Transformation, Not Tweaking
There is a difference between adjustment and transformation. Adjustment is a tweak at the margins — change the inputs slightly, refine the process, improve the output by increments. Transformation is something else entirely. A caterpillar entering a chrysalis does not adjust. It disintegrates and reconstitutes into a creature that shares almost nothing with what it was.
Romans 12:2 promises transformation. “Be not conformed to this world, but be transformed by the renewing of your mind.” The word Paul uses — metamorphoo — is the word from which we get metamorphosis. This is not the language of incremental improvement. It is the language of becoming something categorically different from what you were.

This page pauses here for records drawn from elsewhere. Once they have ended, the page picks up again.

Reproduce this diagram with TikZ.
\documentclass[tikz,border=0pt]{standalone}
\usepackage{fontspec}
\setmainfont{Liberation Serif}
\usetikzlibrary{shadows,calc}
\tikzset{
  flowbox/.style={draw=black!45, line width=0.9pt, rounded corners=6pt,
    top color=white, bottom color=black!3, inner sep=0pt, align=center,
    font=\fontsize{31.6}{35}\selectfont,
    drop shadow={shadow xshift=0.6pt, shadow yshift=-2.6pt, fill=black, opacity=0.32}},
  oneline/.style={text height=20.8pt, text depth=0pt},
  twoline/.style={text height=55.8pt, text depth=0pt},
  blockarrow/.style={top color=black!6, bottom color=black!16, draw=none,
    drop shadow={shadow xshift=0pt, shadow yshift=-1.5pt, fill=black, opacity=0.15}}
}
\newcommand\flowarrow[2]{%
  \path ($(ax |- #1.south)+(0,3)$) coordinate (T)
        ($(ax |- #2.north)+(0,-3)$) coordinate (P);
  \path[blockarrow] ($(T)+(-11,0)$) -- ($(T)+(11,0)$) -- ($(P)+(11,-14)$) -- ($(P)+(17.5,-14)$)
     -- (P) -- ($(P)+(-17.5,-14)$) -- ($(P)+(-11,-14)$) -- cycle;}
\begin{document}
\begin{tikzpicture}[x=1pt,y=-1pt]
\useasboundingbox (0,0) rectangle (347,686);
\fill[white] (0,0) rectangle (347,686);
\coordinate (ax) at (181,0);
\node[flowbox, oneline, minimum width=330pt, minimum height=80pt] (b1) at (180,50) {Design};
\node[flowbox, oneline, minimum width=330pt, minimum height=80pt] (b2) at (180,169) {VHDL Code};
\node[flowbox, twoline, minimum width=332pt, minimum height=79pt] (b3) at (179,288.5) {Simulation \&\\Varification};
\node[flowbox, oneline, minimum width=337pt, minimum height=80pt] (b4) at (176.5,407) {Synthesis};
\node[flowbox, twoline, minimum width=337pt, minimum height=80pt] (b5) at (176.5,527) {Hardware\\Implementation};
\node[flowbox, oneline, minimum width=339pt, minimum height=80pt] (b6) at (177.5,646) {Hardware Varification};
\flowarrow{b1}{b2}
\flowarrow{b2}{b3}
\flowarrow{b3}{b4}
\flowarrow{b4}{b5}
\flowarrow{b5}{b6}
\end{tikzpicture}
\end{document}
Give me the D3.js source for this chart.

This matters for how we set our expectations and organise our effort. Many people engage with Christian growth as though it were a process of self-improvement — better habits, better disciplines, better decisions. These things are not wrong. But if the goal is transformation, then incremental self-improvement without the underlying renewal of the mind will never reach it. You can rearrange the furniture indefinitely without changing the house.
What the Mind Actually Is
Here is where a significant error enters. We have inherited, largely without examination, a Greek philosophical understanding of what the mind is. In that framework, the mind is the cold reasoning faculty — the calculating, abstracting organ that processes information according to logic. It is separate from the body. In its highest expression, it is separate from emotion, from desire, from the material world. The more purely rational, the higher.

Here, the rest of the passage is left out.